Kolmogoroff spectral factorization

With Fourier analysis we find a method of spectral factorization that is as fast as Fourier transformation, namely $N\log N$ for a matrix of size N. This is very appealing. An earlier version of this book included such an algorithm. Pedagogically, I didn't like it in this book because it requires lengthy off-topic discussions of Fourier analysis which are already found in both my first book FGDP and my third book PVI.

The Kolmogoroff calculation is based on the logarithm of the spectrum. The logarithm of zero is minus infinity -- an indicator that perhaps we cannot factorize a spectrum which becomes zero at any frequency. Actually, the logarithmic infinity is the gentlest kind. The logarithm of the smallest nonzero value in single precision arithmetic is about -36 which might not ruin your average calculation. Mathematicians have shown that the integral of the logarithm of the spectrum must be bounded so that some isolated zero values of the spectrum are not a disaster. In other words, we can factor the (negative) second derivative to get the first derivative. This suggests we will never find a causal bandpass filter. It is a contradiction to desire both causality and a spectral band of zero gain.

The weakness of the Kolmogoroff method is related to its strength. Fourier methods strictly require the matrix to be a band matrix. A problem many people would like to solve is how to handle a matrix that is ``almost'' a band matrix -- a matrix where any band changes slowly with location. Blind deconvolution A area of applications that leads directly to spectral factorization is ``blind deconvolution.'' Here we begin with a signal. We form its spectrum and factor it. We could simply inspect the filter and interpret it, or we might deconvolve it out from the original data. This topic deserves a fuller exposition, say for example as defined in some of my earlier books. Here we inspect a novel example that incorporates the helix.

 

solar
Figure 9 Raw seismic data on the sun (left). Impulse response of the sun (right) derived by Helix-Kolmogoroff spectral factorization.

Solar physicists have learned how to measure the seismic field of the sun surface. If you created an impulsive explosion on the surface of the sun, what would the response be? James Rickett and I applied the helix idea along with Kolmogoroff spectral factorization to find the impulse response of the sun. Figure shows a raw data cube and the derived impulse response. The sun is huge so the distance scale is in megameters (Mm). The United States is 5 Mm wide. Vertical motion of the sun is measured with a video-camera like device that measures vertical motion by doppler shift. From an acoustic/seismic point of view, the surface of the sun is a very noisy place. The figure shows time in kiloseconds (Ks). We see about 15 cycles in 5 Ks which is 1 cycle in about 333 sec. Thus the sun seems to oscillate vertically with about a 5 minute period. The top plane of the raw data in Figure (left panel) happens to have a sun spot in the center. The data analysis here is not affected by the sun spot so please ignore it.

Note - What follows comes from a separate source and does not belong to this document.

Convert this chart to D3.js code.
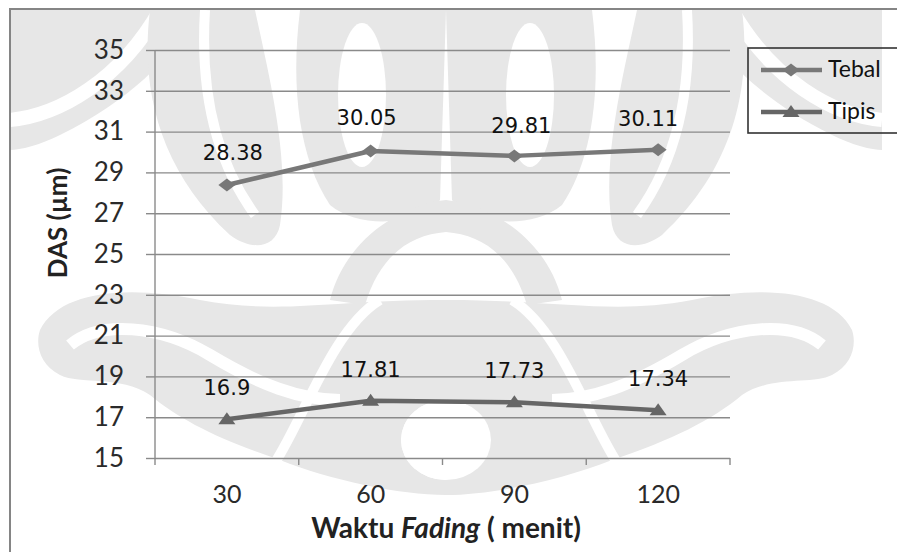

The first step of the data processing is to transform the raw data to its spectrum. With the helix assumption, computing the spectrum is virtually the same thing in 1-D space as in 3-D space. The resulting spectrum was passed to Kolmogoroff spectral factorization code. The resulting impulse response is on the right side of Figure . The plane we see on the right top is not lag time $\tau=0$;it is lag time $\tau=2$ Ks. It shows circular rings, as ripples on a pond. Later lag times (not shown) would be the larger circles of expanding waves. The front and side planes show tent-like shapes. The slope of the tent gives the (inverse) velocity of the wave (as seen on the surface of the sun). The horizontal velocity we see on the sun surface turns out (by Snell's law) to be the same as that at the bottom of the ray. On the front face at early times we see the low velocity (steep) wavefronts and at later times we see the faster waves. This is because the later arrivals reach more deeply into the sun. Look carefully, and you can see two (or even three!) tents inside one another. These ``inside tents'' are the waves that have bounced once (or more!) from the surface of the sun. When a ray goes down and back up to the sun surface, it reflects and takes off again with the same ray shape. The result is that a given slope on the traveltime curve can be found again at twice the distance at twice the time.